Depuis 800 ans, l’Angleterre, puis par extension le Royaume-Uni, a fonctionné sans constitution écrite, construisant son appareil législatif d’après la Magnus Carta. La longévité et la solidité du système britannique met en perspective l’utilité de notre Constitution.
800 ans de la Magna Carta : cet esprit anglo saxon qui permet de vivre très bien sans constitution et avec beaucoup moins de lois qu’en France
La Constitution est construite en France et dans l’ensemble des pays européens comme le socle de la République. Comment le système britannique a pu se passer de la rédaction d’une Constitution ? L’engagement de Cameron de parvenir avant la fin de son mandat à la rédaction d’un texte fondateur est-il tenable ?
Il faut toujours se souvenir que l’histoire britannique, même dans ses périodes troublées, est une histoire sans intervention d’une armée extérieure hostile. L’histoire se déroule donc de manière continue, ce qui n’empêche pas des évolutions. Dans un colloque, il y a une quinzaine d’années, alors que les différents intervenants expliquaient le contenu de leur constitution nationale en commentant les dispositions écrites, un Lord britannique a pris la parole pour dire : "Notre Constitution, c’est l’histoire".
Tout est dit. Le caractère non écrit de la constitution britannique fait partie de l’ensemble du droit non écrit des îles britanniques.

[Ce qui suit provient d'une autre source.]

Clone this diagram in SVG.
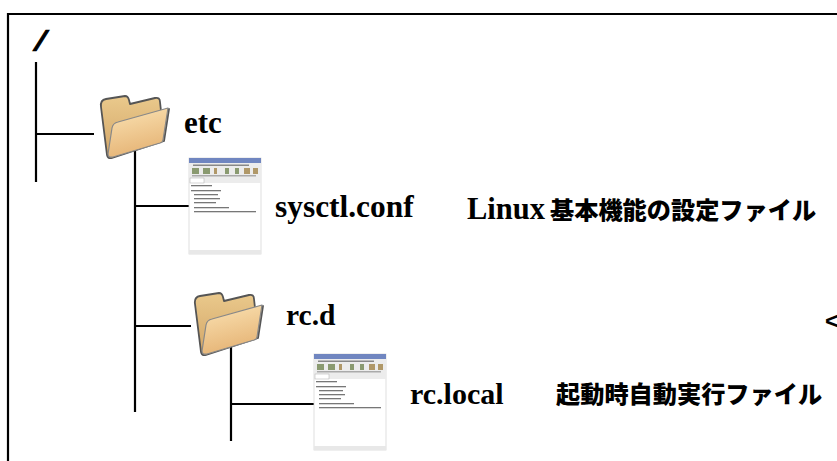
<svg xmlns="http://www.w3.org/2000/svg" xmlns:xlink="http://www.w3.org/1999/xlink" width="837" height="461" viewBox="0 0 837 461">
<style>
.l{stroke:#000;stroke-width:2.2;fill:none}
text{font-family:"Liberation Serif","Noto Sans CJK JP",serif;font-weight:bold;fill:#000}
.t{font-size:30.5px}
.c{font-size:24.2px;font-family:"Noto Sans CJK JP",sans-serif;font-weight:900}
</style>
<defs>
<filter id="soft" x="-5%" y="-5%" width="110%" height="110%"><feGaussianBlur stdDeviation="0.45"/></filter>
<linearGradient id="fb" x1="0" y1="0" x2="0" y2="1"><stop offset="0" stop-color="#eac98c"/><stop offset="1" stop-color="#d2a566"/></linearGradient>
<linearGradient id="ff" x1="0" y1="0" x2="0.3" y2="1"><stop offset="0" stop-color="#fbe3b4"/><stop offset="1" stop-color="#e6b577"/></linearGradient>
<g id="folder">
<path d="M1 10 Q0 3 6 2 L25 -1 Q28 -1 29 3 L30 7 L55 1 Q60 0 60 5 L61 14 L69 12 L64 44 L12 61 Q8 62 7 58 Z" fill="url(#fb)" stroke="#555" stroke-width="1.8" stroke-linejoin="round"/>
<path d="M12 31 Q13 26 18 25 L68 11 L63 43 Q63 45 60 46 L13 60 Q8 61 8 57 Z" fill="url(#ff)" stroke="#888" stroke-width="1.2" stroke-linejoin="round"/>
</g>
<g id="win">
<rect x="0" y="0" width="72" height="96" fill="#fff" stroke="#d8d8d8" stroke-width="0.8"/>
<rect x="0" y="0" width="72" height="5" fill="#6f86c0"/>
<rect x="0" y="5" width="72" height="20" fill="#ececec"/>
<path d="M4 6.500h56v1.500h-56z" fill="#888"/>
<path d="M3 10h7v6h-7zM14 10h7v6h-7zM36 10h4v6h-4zM46 10h4v6h-4z" fill="#8a9a70"/>
<path d="M25 10h3v6h-3zM55 10h6v6h-6zM64 10h5v6h-5z" fill="#b09868"/>
<rect x="3" y="17" width="64" height="1.500" fill="#aaa"/>
<rect x="1" y="20" width="14" height="5" fill="#fff" stroke="#aaa" stroke-width="0.5"/>
<g fill="#777">
<rect x="2" y="27" width="21" height="1.300"/><rect x="2" y="32" width="30" height="1.300"/>
<rect x="5" y="36" width="24" height="1.300"/><rect x="5" y="40" width="26" height="1.300"/>
<rect x="5" y="44" width="22" height="1.300"/><rect x="5" y="49" width="35" height="1.300"/>
<rect x="5" y="53" width="62" height="1.300"/>
</g>
<rect x="0" y="92" width="72" height="4" fill="#e8e8e8"/>
</g>
</defs>
<rect width="837" height="461" fill="#fff"/>
<path d="M8 461V14H837" fill="none" stroke="#000" stroke-width="2.2"/>
<g id="connectors">
<path class="l" d="M36 62V182M36 134H94M135 148V412M135 206H189M135 326H191M231 345V441M231 404H314"/>
</g>
<g id="root"><text transform="translate(33 50) skewX(-24)" style="font-family:'Liberation Sans',sans-serif;font-size:27px" stroke="#000" stroke-width="1.2">/</text></g>
<g id="etc"><use xlink:href="#folder" href="#folder" x="100" y="97" filter="url(#soft)"/><text class="t" x="184" y="133" style="font-size:31px">etc</text></g>
<g id="sysctl"><use xlink:href="#win" href="#win" x="189" y="158" filter="url(#soft)"/><text class="t" x="275" y="217" style="font-size:31.400px">sysctl.conf</text><text class="t" x="467" y="219">Linux</text><text class="c" x="550" y="219">基本機能の設定ファイル</text></g>
<g id="rcd"><use xlink:href="#folder" href="#folder" x="194" y="294" filter="url(#soft)"/><text class="t" x="286" y="325" style="font-size:29.500px">rc.d</text></g>
<g id="rclocal"><use xlink:href="#win" href="#win" x="314" y="354" filter="url(#soft)"/><text class="t" x="410" y="404" style="font-size:30px">rc.local</text><text class="c" x="556" y="403">起動時自動実行ファイル</text></g>
<g id="mark"><text x="825" y="329" style="font-family:'Liberation Sans',sans-serif;font-size:24px">&lt;</text></g>
</svg>
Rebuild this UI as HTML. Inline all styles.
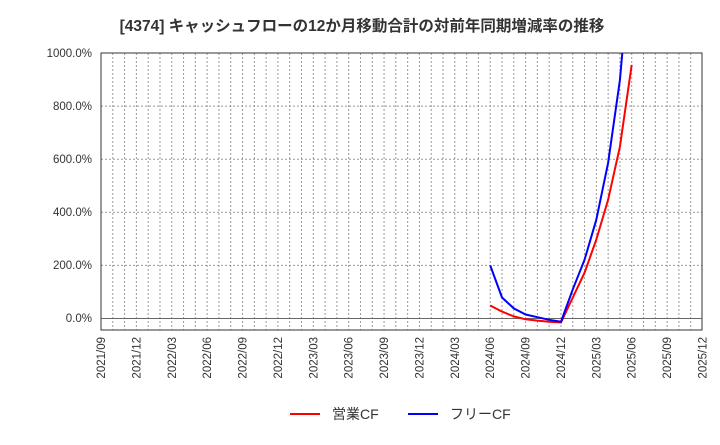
<!DOCTYPE html>
<html><head><meta charset="utf-8"><style>
body{margin:0;background:#fff;width:720px;height:440px;overflow:hidden;font-family:"Liberation Sans","Noto Sans CJK JP",sans-serif}
</style></head><body>
<svg width="720" height="440" xmlns="http://www.w3.org/2000/svg" font-family="Liberation Sans, Noto Sans CJK JP, sans-serif">
<text x="362" y="31" text-anchor="middle" font-size="15.5" font-weight="bold" fill="#333">[4374]  キャッシュフローの12か月移動合計の対前年同期増減率の推移</text>
<g id="grid" stroke="#999" stroke-width="1" stroke-dasharray="2,2"></g>
<rect x="101" y="53" width="601" height="277" fill="none" stroke="#333"/>
<line x1="101" x2="702" y1="318.5" y2="318.5" stroke="#666"/>
<g font-size="11.5" fill="#333" text-anchor="end">
<text x="92" y="57">1000.0%</text><text x="92" y="110">800.0%</text><text x="92" y="163">600.0%</text><text x="92" y="216">400.0%</text><text x="92" y="269">200.0%</text><text x="92" y="322">0.0%</text>
</g>
<g id="xl" font-size="11.5" fill="#333" text-anchor="end"></g>
<clipPath id="c"><rect x="101" y="53" width="601" height="277"/></clipPath>
<g clip-path="url(#c)" fill="none" stroke-width="2">
<polyline id="r" stroke="#f00"/>
<polyline id="b" stroke="#00f"/>
</g>
<line x1="290" x2="320" y1="414" y2="414" stroke="#f00" stroke-width="2"/>
<text x="332" y="419" font-size="14" fill="#333">営業CF</text>
<line x1="408" x2="438" y1="414" y2="414" stroke="#00f" stroke-width="2"/>
<text x="450" y="419" font-size="14" fill="#333">フリーCF</text>
</svg>
<script>
var s=11.794,g=document.getElementById('grid'),xl=document.getElementById('xl'),ns='http://www.w3.org/2000/svg';
for(var i=1;i<51;i++){var l=document.createElementNS(ns,'line');var x=101+i*s;l.setAttribute('x1',x);l.setAttribute('x2',x);l.setAttribute('y1',53);l.setAttribute('y2',330);g.appendChild(l);}
for(var v=200;v<1000;v+=200){var l=document.createElementNS(ns,'line');var y=318.5-v*0.2655;l.setAttribute('x1',101);l.setAttribute('x2',702);l.setAttribute('y1',y);l.setAttribute('y2',y);g.appendChild(l);}
for(var k=0;k<18;k++){var m=9+3*k,yr=2021+Math.floor((m-1)/12),mm=((m-1)%12)+1;var t=document.createElementNS(ns,'text');var x=101+k*3*s+4;t.setAttribute('transform','translate('+x+',337) rotate(-90)');t.textContent=yr+'/'+(mm<10?'0':'')+mm;xl.appendChild(t);}
function pts(st,a){return a.map(function(v,j){return (101+(st+j)*s).toFixed(1)+','+(318.5-v*0.2655).toFixed(1)}).join(' ')}
document.getElementById('r').setAttribute('points',pts(33,[49,26,8,-3,-8,-12,-15,79,173,297,447,647,955]));
document.getElementById('b').setAttribute('points',pts(33,[200,79,38,15,5,-5,-12,110,222,372,586,898,1400]));
</script>
</body></html>
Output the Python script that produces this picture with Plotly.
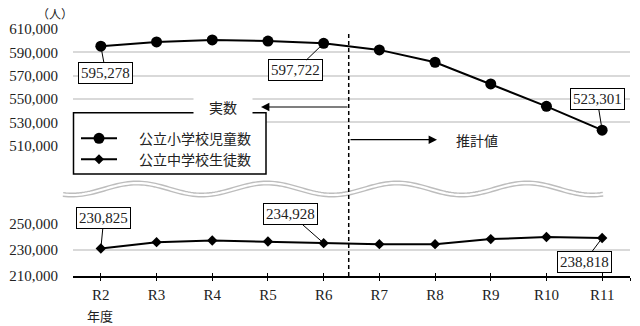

Il faut bien comprendre que le programme de M. Cameron, annoncé par la Reine le 27 mai, ne consiste pas à préparer une constitution au sens continental du terme, c’est-à-dire un texte relatif à l’organisation des pouvoirs politiques, mais uniquement une déclaration des droits fondamentaux. Dans la plupart des pays de droit écrit (Allemagne, Italie, Espagne, France…) la constitution nationale comprend à la fois les règles concernant l’organisation des pouvoirs (chef de l’État, Parlement, Gouvernement, collectivités locales, cour constitutionnelle…) et une charte des droits et libertés. Outre-Manche, le gouvernement Cameron ne propose pas de rédiger un texte définissant de manière plus précise le rôle et les pouvoirs de la Reine ou du Parlement. Par contre l’idée d’une déclaration britannique des droits ("British Bill of Rights") s’inscrit dans la volonté des Britanniques de réduire l’influence des cours européennes, qu’il s’agisse de la Cour européenne des droits de l’homme de Strasbourg ou de la Cour de justice de l’Union européenne de Luxembourg. Les partisans de cette réforme considèrent que l’adoption d’une telle charte limiterait automatiquement les pouvoirs des deux cours européennes, ce en quoi, au regard de la jurisprudence des deux institutions, ils ont tort. Chacune d’entre elles a jugé que les dispositions de la constitution nationale ne pouvaient l’emporter sur les traités européens, tels qu’ils sont interprétés par les juridictions compétentes. Cette perspective du gouvernement Cameron doit être appréciée en combinaison avec la décision d’organiser avant la fin 2017 un référendum sur le maintien ou non du Royaume-Uni dans l’Union européenne.
Dans le discours de la Reine, le Premier ministre a pris soin de parler de "proposals", de propositions, et non de mesures ou de décisions. D’après les commentateurs britanniques il s’agit donc d’ouvrir un débat et non d’une véritable annonce avec un calendrier de réalisation. Il est probable que la suite de cette idée sera différente suivant que le référendum "maintien dans l’Union européenne" sera positif ou négatif.